GOAL OF THE EXERCISE: For the material that follows, return exactly the lines from the one with "Reproduce this chart" through the one with "from matplotlib.lines import Line2D", both ends included.

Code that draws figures
= = =

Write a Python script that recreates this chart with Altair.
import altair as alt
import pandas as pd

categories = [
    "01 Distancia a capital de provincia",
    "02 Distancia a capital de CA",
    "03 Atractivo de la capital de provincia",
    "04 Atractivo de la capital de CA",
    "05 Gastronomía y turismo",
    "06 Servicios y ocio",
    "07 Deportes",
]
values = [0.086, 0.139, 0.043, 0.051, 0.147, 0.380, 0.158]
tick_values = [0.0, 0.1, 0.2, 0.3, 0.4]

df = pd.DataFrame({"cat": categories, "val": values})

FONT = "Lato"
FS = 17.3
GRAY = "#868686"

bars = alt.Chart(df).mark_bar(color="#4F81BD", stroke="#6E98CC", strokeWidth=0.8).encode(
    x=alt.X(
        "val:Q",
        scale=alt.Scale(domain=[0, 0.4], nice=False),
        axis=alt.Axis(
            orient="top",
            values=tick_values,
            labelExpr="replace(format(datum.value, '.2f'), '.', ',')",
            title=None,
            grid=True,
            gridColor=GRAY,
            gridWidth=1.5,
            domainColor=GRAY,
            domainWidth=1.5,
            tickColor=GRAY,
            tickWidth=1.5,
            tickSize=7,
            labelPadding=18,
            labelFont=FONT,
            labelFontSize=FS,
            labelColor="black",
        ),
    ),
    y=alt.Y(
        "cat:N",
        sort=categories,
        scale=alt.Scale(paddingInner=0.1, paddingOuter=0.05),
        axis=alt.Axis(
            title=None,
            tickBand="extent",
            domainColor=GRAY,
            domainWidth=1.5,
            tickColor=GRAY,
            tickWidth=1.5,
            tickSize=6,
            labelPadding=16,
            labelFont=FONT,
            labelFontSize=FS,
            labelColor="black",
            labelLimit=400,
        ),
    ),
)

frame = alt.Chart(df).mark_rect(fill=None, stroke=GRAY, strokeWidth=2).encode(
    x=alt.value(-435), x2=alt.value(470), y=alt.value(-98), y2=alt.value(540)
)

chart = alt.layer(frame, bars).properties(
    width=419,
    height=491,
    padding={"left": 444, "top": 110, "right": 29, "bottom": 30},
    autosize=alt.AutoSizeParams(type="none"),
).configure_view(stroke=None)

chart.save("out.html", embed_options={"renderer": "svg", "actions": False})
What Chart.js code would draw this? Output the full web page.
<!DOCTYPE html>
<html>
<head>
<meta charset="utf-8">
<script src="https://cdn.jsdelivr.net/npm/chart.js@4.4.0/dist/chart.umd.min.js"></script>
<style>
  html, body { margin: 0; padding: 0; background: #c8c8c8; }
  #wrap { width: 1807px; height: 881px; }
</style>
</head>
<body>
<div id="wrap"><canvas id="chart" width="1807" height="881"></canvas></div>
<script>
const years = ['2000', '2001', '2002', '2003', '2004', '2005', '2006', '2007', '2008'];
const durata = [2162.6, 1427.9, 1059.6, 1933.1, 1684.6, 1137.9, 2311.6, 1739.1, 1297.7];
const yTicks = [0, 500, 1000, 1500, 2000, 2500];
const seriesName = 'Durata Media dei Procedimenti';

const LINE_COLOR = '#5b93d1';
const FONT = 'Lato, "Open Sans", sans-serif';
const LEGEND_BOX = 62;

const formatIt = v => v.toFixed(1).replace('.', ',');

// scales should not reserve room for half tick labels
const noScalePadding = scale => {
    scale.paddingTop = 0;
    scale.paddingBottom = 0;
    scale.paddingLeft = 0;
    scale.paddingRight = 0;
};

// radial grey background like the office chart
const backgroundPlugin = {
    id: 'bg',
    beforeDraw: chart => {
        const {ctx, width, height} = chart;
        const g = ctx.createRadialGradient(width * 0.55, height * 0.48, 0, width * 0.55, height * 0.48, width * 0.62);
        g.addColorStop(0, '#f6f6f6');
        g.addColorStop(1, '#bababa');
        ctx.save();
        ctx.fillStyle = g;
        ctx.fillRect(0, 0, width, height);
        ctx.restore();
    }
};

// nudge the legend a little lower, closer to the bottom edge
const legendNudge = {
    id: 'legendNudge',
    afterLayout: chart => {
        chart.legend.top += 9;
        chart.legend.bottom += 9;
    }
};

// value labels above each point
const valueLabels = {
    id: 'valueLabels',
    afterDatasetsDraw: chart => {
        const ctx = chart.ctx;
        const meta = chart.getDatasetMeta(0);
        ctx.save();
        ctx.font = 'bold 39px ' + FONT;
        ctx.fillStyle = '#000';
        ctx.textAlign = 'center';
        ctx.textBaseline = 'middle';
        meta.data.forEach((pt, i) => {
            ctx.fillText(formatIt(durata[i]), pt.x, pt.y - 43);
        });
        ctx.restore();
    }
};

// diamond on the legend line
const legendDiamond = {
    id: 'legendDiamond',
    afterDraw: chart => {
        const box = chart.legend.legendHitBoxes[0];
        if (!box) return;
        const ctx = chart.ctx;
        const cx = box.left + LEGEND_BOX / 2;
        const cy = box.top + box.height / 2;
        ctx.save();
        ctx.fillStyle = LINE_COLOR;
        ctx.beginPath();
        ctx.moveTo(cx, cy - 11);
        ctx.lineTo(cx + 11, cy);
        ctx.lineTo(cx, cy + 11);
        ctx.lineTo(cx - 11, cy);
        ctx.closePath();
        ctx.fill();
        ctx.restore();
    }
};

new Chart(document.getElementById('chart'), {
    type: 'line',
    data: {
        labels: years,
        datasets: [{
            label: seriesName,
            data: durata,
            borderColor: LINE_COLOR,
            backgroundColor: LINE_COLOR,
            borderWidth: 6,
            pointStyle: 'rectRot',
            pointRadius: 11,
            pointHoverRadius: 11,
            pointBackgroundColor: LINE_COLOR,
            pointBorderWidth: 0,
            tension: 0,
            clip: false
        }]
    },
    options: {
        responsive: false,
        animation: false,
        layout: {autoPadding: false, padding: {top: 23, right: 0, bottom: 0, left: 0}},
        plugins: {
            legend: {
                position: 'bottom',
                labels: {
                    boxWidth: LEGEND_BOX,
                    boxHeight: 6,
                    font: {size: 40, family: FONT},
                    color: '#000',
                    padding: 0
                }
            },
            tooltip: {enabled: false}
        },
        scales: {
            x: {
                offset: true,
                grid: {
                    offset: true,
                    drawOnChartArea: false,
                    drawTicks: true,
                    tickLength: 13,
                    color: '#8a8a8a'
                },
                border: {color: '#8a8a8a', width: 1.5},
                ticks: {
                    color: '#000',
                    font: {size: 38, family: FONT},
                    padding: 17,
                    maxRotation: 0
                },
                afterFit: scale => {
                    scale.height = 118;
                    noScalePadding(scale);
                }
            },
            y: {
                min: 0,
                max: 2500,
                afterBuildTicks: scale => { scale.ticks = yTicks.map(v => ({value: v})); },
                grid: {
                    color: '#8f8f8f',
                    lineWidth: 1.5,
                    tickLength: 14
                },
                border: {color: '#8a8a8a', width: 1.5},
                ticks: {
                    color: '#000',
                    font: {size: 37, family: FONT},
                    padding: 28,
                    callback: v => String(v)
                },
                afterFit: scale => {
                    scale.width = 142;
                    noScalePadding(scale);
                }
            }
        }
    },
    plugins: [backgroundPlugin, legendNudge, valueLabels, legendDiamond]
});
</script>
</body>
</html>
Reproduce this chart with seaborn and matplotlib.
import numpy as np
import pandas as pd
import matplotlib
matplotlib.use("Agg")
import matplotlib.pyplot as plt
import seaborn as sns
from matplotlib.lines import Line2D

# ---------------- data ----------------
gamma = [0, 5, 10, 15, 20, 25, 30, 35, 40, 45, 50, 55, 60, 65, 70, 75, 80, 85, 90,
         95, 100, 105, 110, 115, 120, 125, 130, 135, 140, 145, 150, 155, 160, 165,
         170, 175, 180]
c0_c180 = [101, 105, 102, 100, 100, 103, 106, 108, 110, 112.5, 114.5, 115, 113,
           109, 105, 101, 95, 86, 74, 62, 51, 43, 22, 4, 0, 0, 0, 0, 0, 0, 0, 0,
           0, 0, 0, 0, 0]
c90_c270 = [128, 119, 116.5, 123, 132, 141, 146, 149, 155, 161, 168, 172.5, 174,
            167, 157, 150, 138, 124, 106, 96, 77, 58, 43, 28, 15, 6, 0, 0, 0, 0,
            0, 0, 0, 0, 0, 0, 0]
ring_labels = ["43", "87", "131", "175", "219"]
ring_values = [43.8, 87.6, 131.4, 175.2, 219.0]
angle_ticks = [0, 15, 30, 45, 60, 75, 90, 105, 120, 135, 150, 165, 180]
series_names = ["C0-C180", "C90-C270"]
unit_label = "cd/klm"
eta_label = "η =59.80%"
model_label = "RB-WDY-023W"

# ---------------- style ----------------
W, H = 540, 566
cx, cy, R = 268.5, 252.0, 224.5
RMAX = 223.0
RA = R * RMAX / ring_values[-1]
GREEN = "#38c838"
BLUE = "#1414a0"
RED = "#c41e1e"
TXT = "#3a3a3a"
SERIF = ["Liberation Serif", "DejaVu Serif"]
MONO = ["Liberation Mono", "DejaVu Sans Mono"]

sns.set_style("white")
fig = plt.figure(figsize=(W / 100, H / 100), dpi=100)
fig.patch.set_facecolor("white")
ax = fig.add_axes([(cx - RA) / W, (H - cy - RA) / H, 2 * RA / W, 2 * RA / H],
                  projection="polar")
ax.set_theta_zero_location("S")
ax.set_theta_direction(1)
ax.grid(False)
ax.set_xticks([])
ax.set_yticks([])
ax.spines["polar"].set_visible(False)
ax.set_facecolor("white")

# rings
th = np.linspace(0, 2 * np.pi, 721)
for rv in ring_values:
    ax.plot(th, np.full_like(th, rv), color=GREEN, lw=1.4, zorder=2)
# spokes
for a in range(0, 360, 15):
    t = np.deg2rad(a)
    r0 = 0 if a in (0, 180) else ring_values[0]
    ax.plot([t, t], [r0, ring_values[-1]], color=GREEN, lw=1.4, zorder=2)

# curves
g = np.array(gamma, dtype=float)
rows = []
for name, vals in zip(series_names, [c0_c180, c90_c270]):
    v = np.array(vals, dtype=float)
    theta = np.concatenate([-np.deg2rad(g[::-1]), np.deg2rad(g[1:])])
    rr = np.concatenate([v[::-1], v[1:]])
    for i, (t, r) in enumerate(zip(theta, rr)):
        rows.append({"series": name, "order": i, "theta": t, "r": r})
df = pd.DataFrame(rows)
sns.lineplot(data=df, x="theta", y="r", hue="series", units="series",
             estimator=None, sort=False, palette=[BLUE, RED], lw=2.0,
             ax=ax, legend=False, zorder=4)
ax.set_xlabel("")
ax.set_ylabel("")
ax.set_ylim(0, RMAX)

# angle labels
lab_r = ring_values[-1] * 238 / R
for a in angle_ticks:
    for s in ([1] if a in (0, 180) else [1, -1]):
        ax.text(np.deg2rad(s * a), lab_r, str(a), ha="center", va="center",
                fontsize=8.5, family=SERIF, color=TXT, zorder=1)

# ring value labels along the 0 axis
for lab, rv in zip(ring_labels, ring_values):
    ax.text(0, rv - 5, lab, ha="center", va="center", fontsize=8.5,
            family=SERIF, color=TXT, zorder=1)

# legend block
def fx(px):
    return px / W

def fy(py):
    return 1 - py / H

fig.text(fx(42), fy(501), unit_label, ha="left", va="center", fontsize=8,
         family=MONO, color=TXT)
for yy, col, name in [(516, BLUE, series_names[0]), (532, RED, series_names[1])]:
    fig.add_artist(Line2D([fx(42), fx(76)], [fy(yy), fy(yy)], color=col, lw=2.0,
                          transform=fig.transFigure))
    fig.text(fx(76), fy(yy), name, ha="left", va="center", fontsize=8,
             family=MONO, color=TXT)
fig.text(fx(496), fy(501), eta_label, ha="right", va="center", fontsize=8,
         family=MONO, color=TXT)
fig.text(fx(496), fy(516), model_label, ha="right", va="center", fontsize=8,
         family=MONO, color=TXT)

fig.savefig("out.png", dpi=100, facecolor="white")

= = =

SOLUTION:
Reproduce this chart with seaborn and matplotlib.
import numpy as np
import pandas as pd
import matplotlib
matplotlib.use("Agg")
import matplotlib.pyplot as plt
import seaborn as sns
from matplotlib.lines import Line2D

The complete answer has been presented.